Europa wählt, auch wir Christen. Was für ein Kontinent wird Europa werden? Ein Kontinent, bei dem Menschen in Not auf der Flucht „bitten und anklopfen“ können, oder einer, der seine Schotten dichtmacht? Bleibt Europa ein Kontinent der freien Rede und des Austausches, weil wir uns gegenseitig Verständnis „geben und Türen auftun“. Oder werden wir uns verhärten und unsere Herzen, Ohren und Türen verschließen? Gebe Gott, dass wir alle untereinander die Geduld bekommen, die er mit uns hat. Erfülle doch Gott an uns nicht alle unsere Wünsche, jedoch alle seine Verheißungen. Lege doch Gott auf diese Wahl seinen Segen.

Dr. Manuel Schilling
Pfarrer, St. Marien-Kirchengemeinde Minden, Bezirk ASH
Das Friedensprojekt Europa – und der Beitrag jedes Einzelnen
Bald ist Europawahl – und oft wird in der Wahlwerbung betont, wie wichtig der Beitrag der EU zum Frieden in Europa in den letzten Jahrzehnten war. Doch wäre ein Europa des Friedens eine bloße Idee geblieben, wenn nicht konkrete Menschen einander die Hand zu Frieden und Versöhnung gereicht hätten. Die Politikerinnen und Politiker, die nach den schrecklichen Erfahrungen der Kriege in Europa neue Anfänge des Friedens und des Miteinanders zwischen ihren Völkern machten, verdienen großen Respekt.

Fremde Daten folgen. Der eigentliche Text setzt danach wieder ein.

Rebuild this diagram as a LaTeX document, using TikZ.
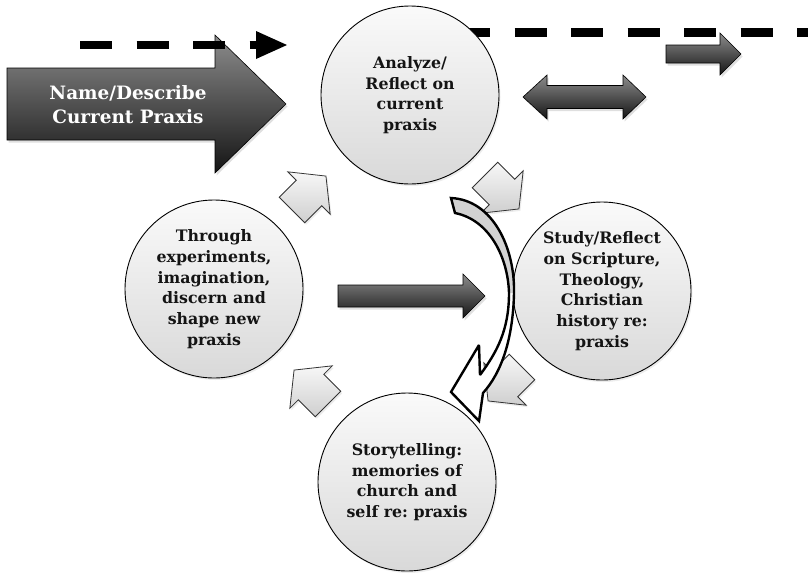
\documentclass[tikz,border=0pt]{standalone}
\usepackage{fontspec}
\setmainfont{DejaVu Serif}
\usetikzlibrary{shadows}
\frenchspacing
\newcommand{\blockarr}[2]{%
  \path[lightarr, shift={#1}, rotate=#2] (0,-18) -- (24,-18) -- (24,-30) -- (48,0) -- (24,30) -- (24,18) -- (0,18) -- cycle;}
\begin{document}
\begin{tikzpicture}[x=1pt,y=-1pt,
  circ/.style={circle, draw=black, line width=0.9pt, top color=gray!4, bottom color=gray!30,
    minimum size=178pt, inner sep=0pt, align=center,
    font=\bfseries\fontsize{15.8}{20.7}\selectfont, text=black!92,
    drop shadow={opacity=0.15, shadow xshift=1.5pt, shadow yshift=-2pt}},
  darkarr/.style={draw=black, line width=0.6pt, top color=black!45, bottom color=black!92,
    drop shadow={opacity=0.25, shadow xshift=1.5pt, shadow yshift=-2.5pt}},
  lightarr/.style={draw=black!80, line width=0.8pt, top color=gray!6, bottom color=gray!38,
    drop shadow={opacity=0.15, shadow xshift=1.5pt, shadow yshift=-2pt}},
  dashline/.style={line width=8.5pt, dash pattern=on 32pt off 24.5pt},
  curvarr/.style={draw=black, line width=2.4pt, line join=miter, miter limit=3},
]
\useasboundingbox (0,0) rectangle (808,576);

% dashed line upper right (behind circle)
\draw[dashline] (458,32.5) -- (830,32.5);

% big arrow
\path[darkarr] (7,68) -- (215,68) -- (215,35) -- (286,104) -- (215,173) -- (215,140) -- (7,140) -- cycle;
\node[font=\bfseries\fontsize{18.4}{24}\selectfont, text=white, align=center] (name) at (128,105) {Name/Describe\\Current Praxis};

% dashed arrow upper left
\draw[dashline] (80,45) -- (257,45);
\fill[black] (256,31) -- (287,45) -- (256,59) -- cycle;

% circles
\node[circ] (analyze) at (410,95) {Analyze/\\Reflect on\\current\\praxis};
\node[circ] (study) at (602,291) {Study/Reflect\\on Scripture,\\Theology,\\Christian\\history re:\\praxis};
\node[circ] (story) at (407,482) {Storytelling:\\memories of\\church and\\self re: praxis};
\node[circ] (through) at (214,289) {Through\\experiments,\\imagination,\\discern and\\shape new\\praxis};

% dark arrows
\path[darkarr] (666,45) -- (720,45) -- (720,33) -- (741,54) -- (720,75) -- (720,63) -- (666,63) -- cycle;
\path[darkarr] (523,97) -- (547,75) -- (547,85.5) -- (623,85.5) -- (623,75) -- (646,97) -- (623,119) -- (623,108.5) -- (547,108.5) -- (547,119) -- cycle;
\path[darkarr] (338,285) -- (463,285) -- (463,274) -- (485,296) -- (463,318) -- (463,307) -- (338,307) -- cycle;

% light block arrows
\blockarr{(292,210)}{45}
\blockarr{(485,175)}{-45}
\blockarr{(522,367)}{-135}
\blockarr{(328,404)}{135}

% curved arrow
\fill[white] (451,198) .. controls (493,200) and (515,248) .. (514,293)
  .. controls (513,338) and (502,372) .. (483,393)
  -- (479,421) -- (451,392) -- (479,345) -- (480,375)
  .. controls (497,352) and (509,330) .. (509,293)
  .. controls (508,258) and (490,220) .. (455,213) -- cycle;
\fill[gray!35] (451,198) .. controls (493,200) and (515,248) .. (514,293)
  -- (509,293) .. controls (508,258) and (490,220) .. (455,213) -- cycle;
\draw[curvarr] (451,198) .. controls (493,200) and (515,248) .. (514,293)
  .. controls (513,338) and (502,372) .. (483,393)
  -- (479,421) -- (451,392) -- (479,345) -- (480,375)
  .. controls (497,352) and (509,330) .. (509,293)
  .. controls (508,258) and (490,220) .. (455,213) -- cycle;
\end{tikzpicture}
\end{document}
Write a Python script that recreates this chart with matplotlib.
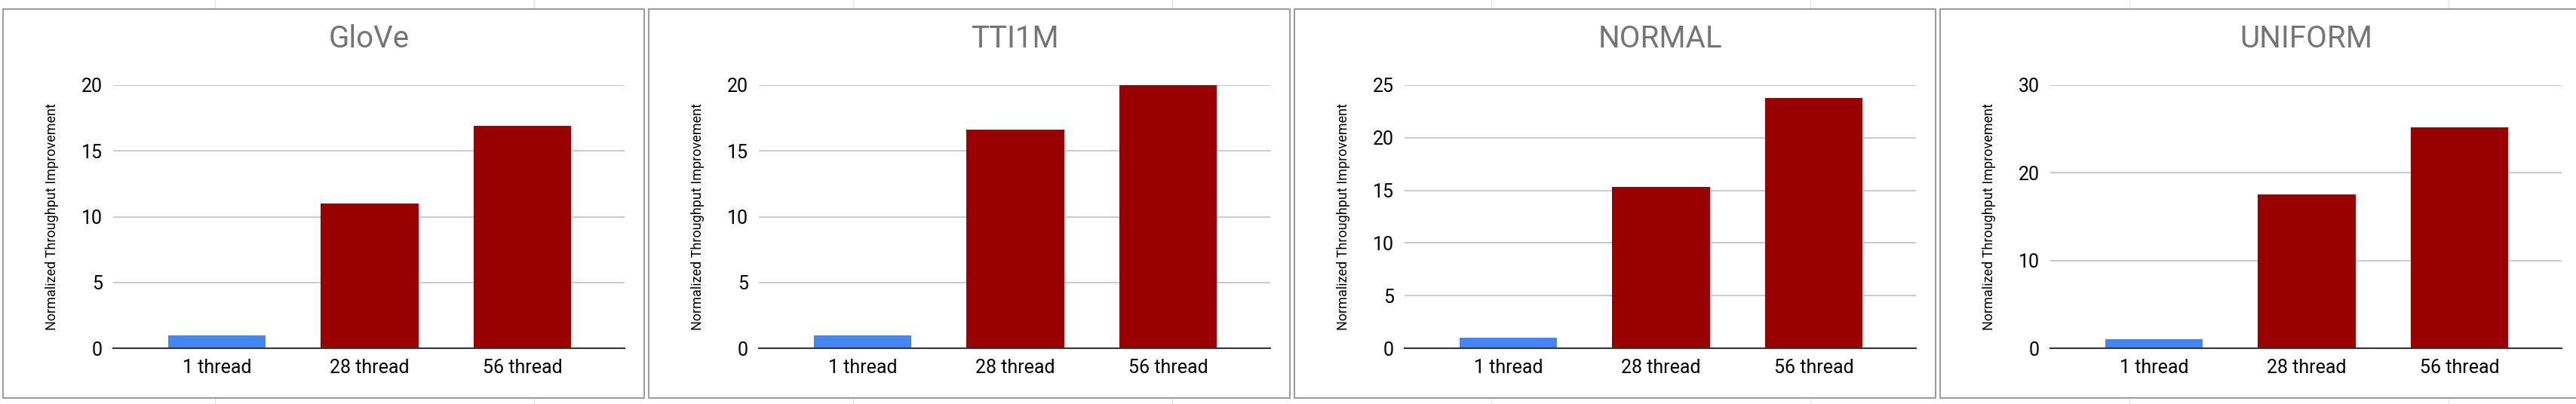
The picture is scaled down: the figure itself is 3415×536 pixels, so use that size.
import numpy as np
import matplotlib.pyplot as plt
from matplotlib.patches import Rectangle

plt.rcParams["font.family"] = ["Roboto", "DejaVu Sans"]

titles = ["GloVe", "TTI1M", "NORMAL", "UNIFORM"]
categories = ["1 thread", "28 thread", "56 thread"]
glove = [1.0, 11.0, 16.9]
tti1m = [1.0, 16.6, 20.0]
normal = [1.0, 15.3, 23.8]
uniform = [1.0, 17.5, 25.2]
series = [glove, tti1m, normal, uniform]
ylims = [20, 20, 25, 30]
ysteps = [5, 5, 5, 10]

W, H = 3416, 536
fig = plt.figure(figsize=(W / 100, H / 100), dpi=100)
fig.patch.set_facecolor("white")

# faint spreadsheet cell lines behind the charts
for x in [285, 708, 1131, 1554, 1977, 2400, 2823, 3246]:
    fig.add_artist(plt.Line2D([x / W] * 2, [0, 1], color="#e6e6e6", lw=1, zorder=0))

colors = ["#4285f4", "#990000", "#990000"]
x = np.arange(len(categories))
panel_w = 856

for i, (title, vals) in enumerate(zip(titles, series)):
    x0 = 4 + i * panel_w
    fig.add_artist(Rectangle((x0 / W, 8 / H), (panel_w - 6) / W, (H - 20) / H,
                             facecolor="white", edgecolor="#9e9e9e", lw=1.5,
                             transform=fig.transFigure, zorder=1))
    ax = fig.add_axes([(x0 + 146) / W, 74 / H, 678 / W, 349 / H])
    ax.set_zorder(2)
    ax.patch.set_alpha(0)
    ax.bar(x, vals, width=0.64, color=colors, zorder=3)
    ax.set_xlim(-0.68, 2.67)
    ax.set_ylim(0, ylims[i])
    ax.set_yticks(np.arange(0, ylims[i] + 1, ysteps[i]))
    ax.set_xticks(x)
    ax.set_xticklabels(categories)
    ax.tick_params(length=0, labelsize=18, pad=10)
    ax.grid(axis="y", color="#cccccc", lw=1.5, zorder=0)
    for s in ["top", "right", "left"]:
        ax.spines[s].set_visible(False)
    ax.spines["bottom"].set_color("#333333")
    ax.spines["bottom"].set_linewidth(1.5)
    ax.spines["bottom"].set_zorder(4)
    ax.set_ylabel("Normalized Throughput Improvement", fontsize=13, labelpad=22)
    ax.set_title(title, fontsize=29, color="#757575", pad=36)

fig.savefig("out.png", dpi=100)
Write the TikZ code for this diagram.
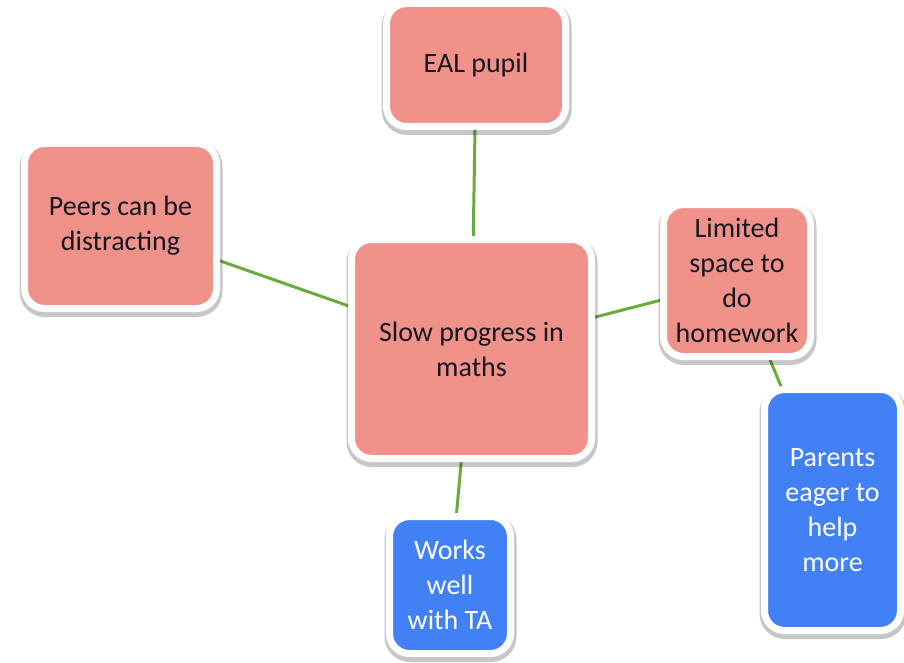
\documentclass[tikz,border=0pt]{standalone}
\usepackage{fontspec}
\setmainfont{Carlito}
\usetikzlibrary{backgrounds}

\definecolor{boxpink}{HTML}{F0928A}
\definecolor{boxblue}{HTML}{4280F6}
\definecolor{linkgreen}{HTML}{6AAB3C}
\definecolor{textdark}{HTML}{161620}

\tikzset{
    box/.style={rectangle, rounded corners=20pt, draw=white, line width=7pt,
        align=center, inner sep=0pt, font=\fontsize{28}{35}\selectfont,
        preaction={draw=black, draw opacity=0.22, line width=11pt,
            transform canvas={xshift=0.5pt, yshift=-3pt}}},
    pinkbox/.style={box, fill=boxpink, text=textdark},
    bluebox/.style={box, fill=boxblue, text=white},
    link/.style={draw=linkgreen, line width=3pt}
}

\begin{document}
\begin{tikzpicture}[x=1pt, y=-1pt]
    \useasboundingbox (0, 0) rectangle (904, 663);

    \node[pinkbox, minimum width=179pt, minimum height=123pt] (eal) at (476, 65) {EAL pupil};
    \node[pinkbox, minimum width=192pt, minimum height=165pt] (peers) at (120.5, 226) {Peers can be\\distracting};
    \node[pinkbox, minimum width=240pt, minimum height=219pt] (slow) at (471.5, 349) {Slow progress in\\maths};
    \node[pinkbox, minimum width=147pt, minimum height=152pt] (space) at (737, 280.5) {Limited\\space to\\do\\homework};
    \node[bluebox, minimum width=136pt, minimum height=241pt] (parents) at (832.5, 510) {Parents\\eager to\\help\\more};
    \node[bluebox, minimum width=121pt, minimum height=137pt] (ta) at (450, 585) {Works\\well\\with TA};

    % connectors behind the boxes
    \begin{scope}[on background layer]
        \draw[link] (eal.center) -- (slow.center);
        \draw[link] (peers.center) -- (slow.center);
        \draw[link] (slow.center) -- (space.center);
        \draw[link] (space.center) -- (parents.center);
        \draw[link] (slow.center) -- (ta.center);
    \end{scope}

\end{tikzpicture}
\end{document}
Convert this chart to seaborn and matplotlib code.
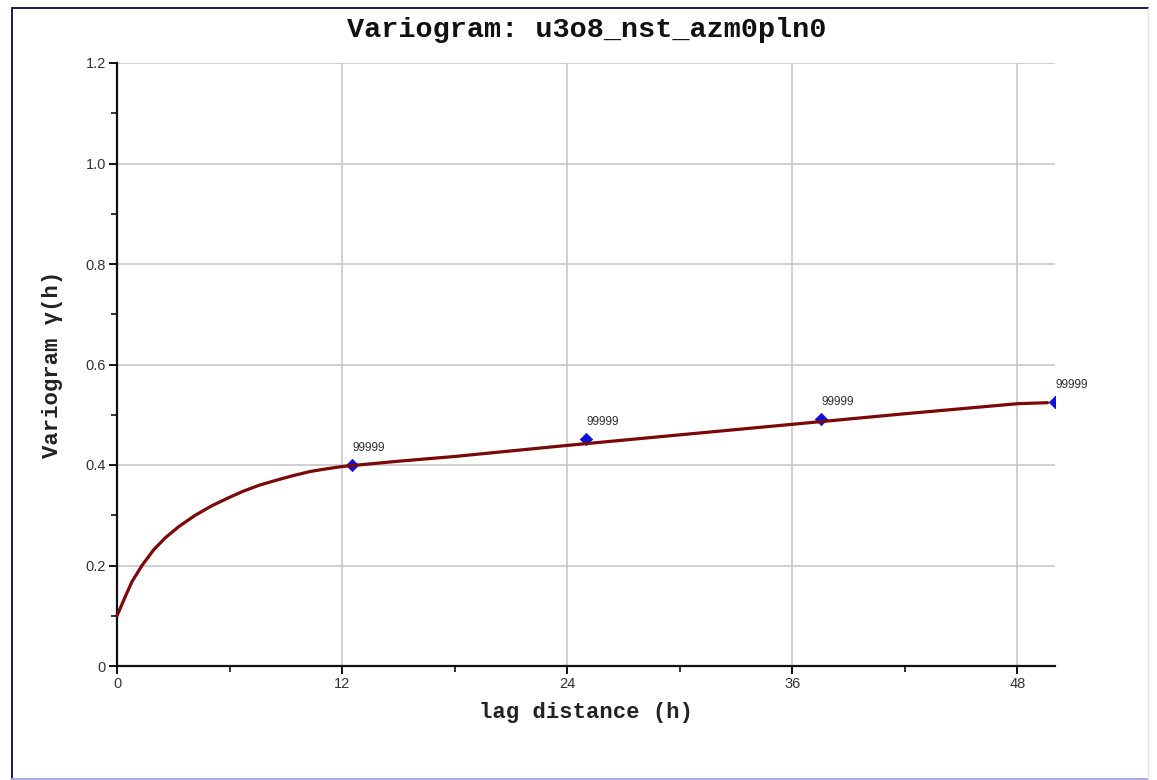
import matplotlib
matplotlib.use("Agg")
import matplotlib.pyplot as plt
from matplotlib.lines import Line2D
import seaborn as sns
import pandas as pd

# Variogram model curve (lag, gamma)
model_lag = [0, 0.44, 0.8, 1.33, 1.95, 2.57, 3.28, 4.17, 5.06, 5.9, 6.74, 7.6,
             8.52, 9.4, 10.29, 11.1, 12.0, 15.0, 18.0, 24.0, 30.0, 36.0, 42.0,
             48.0, 49.6]
model_gamma = [0.100, 0.138, 0.168, 0.200, 0.231, 0.255, 0.277, 0.300, 0.319,
               0.334, 0.348, 0.360, 0.370, 0.379, 0.387, 0.392, 0.397, 0.4075,
               0.417, 0.439, 0.460, 0.481, 0.502, 0.522, 0.524]

# Experimental variogram points and their pair-count labels
exp_lag = [12.53, 25.0, 37.5, 50.0]
exp_gamma = [0.400, 0.452, 0.4915, 0.525]
exp_labels = ["99999", "99999", "99999", "99999"]

x_ticks = [0, 12, 24, 36, 48]
y_ticks = [0, 0.2, 0.4, 0.6, 0.8, 1.0, 1.2]
y_tick_labels = ["0", "0.2", "0.4", "0.6", "0.8", "1.0", "1.2"]

sns.set_style("white")
plt.rcParams["font.family"] = ["Liberation Sans", "DejaVu Sans"]

fig = plt.figure(figsize=(11.57, 7.80), dpi=100)
ax = fig.add_axes([117 / 1157, 1 - 666 / 780, (1055 - 117) / 1157, (666 - 63) / 780])

model_df = pd.DataFrame({"lag": model_lag, "gamma": model_gamma})
exp_df = pd.DataFrame({"lag": exp_lag, "gamma": exp_gamma})

sns.scatterplot(data=exp_df, x="lag", y="gamma", ax=ax, marker="D", s=40,
                color="#1010d8", edgecolor="#1010d8", zorder=3, clip_on=True)
sns.lineplot(data=model_df, x="lag", y="gamma", ax=ax, color="#7a0808",
             linewidth=2.3, zorder=4, clip_on=False)

for lx, ly, txt in zip(exp_lag, exp_gamma, exp_labels):
    ax.annotate(txt, (lx, ly), xytext=(0.5, 8), textcoords="offset points",
                fontsize=8.5, color="#303030", ha="left", va="bottom",
                annotation_clip=False)

ax.set_xlim(0, 50)
ax.set_ylim(0, 1.2)
ax.set_xticks(x_ticks)
ax.set_xticks([6, 18, 30, 42], minor=True)
ax.set_yticks(y_ticks)
ax.set_yticklabels(y_tick_labels)
ax.set_yticks([0.1, 0.3, 0.5, 0.7, 0.9, 1.1], minor=True)

ax.grid(True, which="major", color="#c4c4c4", linewidth=1.1)
ax.set_axisbelow(True)
for side in ("top", "right"):
    ax.spines[side].set_visible(False)
for side in ("left", "bottom"):
    ax.spines[side].set_color("#111111")
    ax.spines[side].set_linewidth(1.6)

ax.tick_params(axis="both", which="major", direction="out", length=6, width=1.4,
               color="#111111", labelsize=10.5, labelcolor="#333333", pad=2,
               left=True, bottom=True)
ax.tick_params(axis="both", which="minor", direction="out", length=4, width=1.2,
               color="#111111", left=True, bottom=True)

mono = {"family": ["Liberation Mono", "DejaVu Sans Mono"], "weight": "bold"}
ax.set_xlabel("lag distance (h)", fontdict=mono, fontsize=16, color="#222222", labelpad=8)
ax.set_ylabel("Variogram γ(h)", fontdict=mono, fontsize=16, color="#222222", labelpad=16)
fig.text(587 / 1157, 1 - 30 / 780, "Variogram: u3o8_nst_azm0pln0", ha="center",
         va="center", fontsize=20.5, color="#111111", **mono)

# Outer frame
fig.add_artist(Line2D([12 / 1157, 12 / 1157], [1 - 779 / 780, 1 - 7.5 / 780],
                      transform=fig.transFigure, color="#1a1a5a", linewidth=1.4))
fig.add_artist(Line2D([12 / 1157, 1148 / 1157], [1 - 7.5 / 780, 1 - 7.5 / 780],
                      transform=fig.transFigure, color="#1a1a5a", linewidth=1.4))
fig.add_artist(Line2D([12 / 1157, 1148 / 1157], [1 - 779 / 780, 1 - 779 / 780],
                      transform=fig.transFigure, color="#a8a8e0", linewidth=1.4))
fig.add_artist(Line2D([1148 / 1157, 1148 / 1157], [1 - 779 / 780, 1 - 7.5 / 780],
                      transform=fig.transFigure, color="#e4e4f4", linewidth=1.0))

fig.savefig("out.png", dpi=100)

Frieden ist aber nicht nur eine Sache der Politik, sondern jedes Einzelnen. Ganz besonders Christinnen und Christen werden in der Bibel daran erinnert. „Friede sei mit euch“ – so begrüßte Jesus oft die Menschen. Er wünscht ihnen, dass ihr Leben nicht von Sorge und Angst, sondern von Frieden erfüllt sein soll. Und er gab denen, die ihm vertrauten, den Auftrag, Frieden weiterzutragen. „Selig sind die Friedensstifter“, so sagt Jesus in der Bergpredigt. Dahinter steckt das Wissen, dass Frieden nicht einfach so kommt. Er muss „gestiftet“, also angestoßen und erarbeitet werden. Auch der Verfasser des Hebräerbriefes weiß das. Er sagt: „Jagt dem Frieden mit allen Menschen nach“ (Hebräer 12, 14). Nachjagen – das klingt fast so, als ob der Frieden wie ein scheues Tier ist, das wegläuft, wenn man es erschreckt.
Frieden – das ist eigentlich ein Auftrag für alle. Von unseren Familien und der Nachbarschaft angefangen bis über die Grenzen von Völkern und Kulturen hinweg. Jede Begegnung mit anderen Menschen soll so zu einer Begegnung des Friedens werden. Das ist umso wichtiger, als uns an vielen Stellen Abgrenzung und Unfrieden begegnen.
Doch jede und jeder von uns kann dagegen Zeichen des Friedens setzen. Dazu gehört die Bereitschaft, zu vergeben und einander die Hand zum Frieden zu reichen. Das ist nicht immer leicht. Doch es liegt Segen darauf. Denn Jesu Wort gilt: “Selig sind die Friedensstifter“ (Matthäus 5, 9).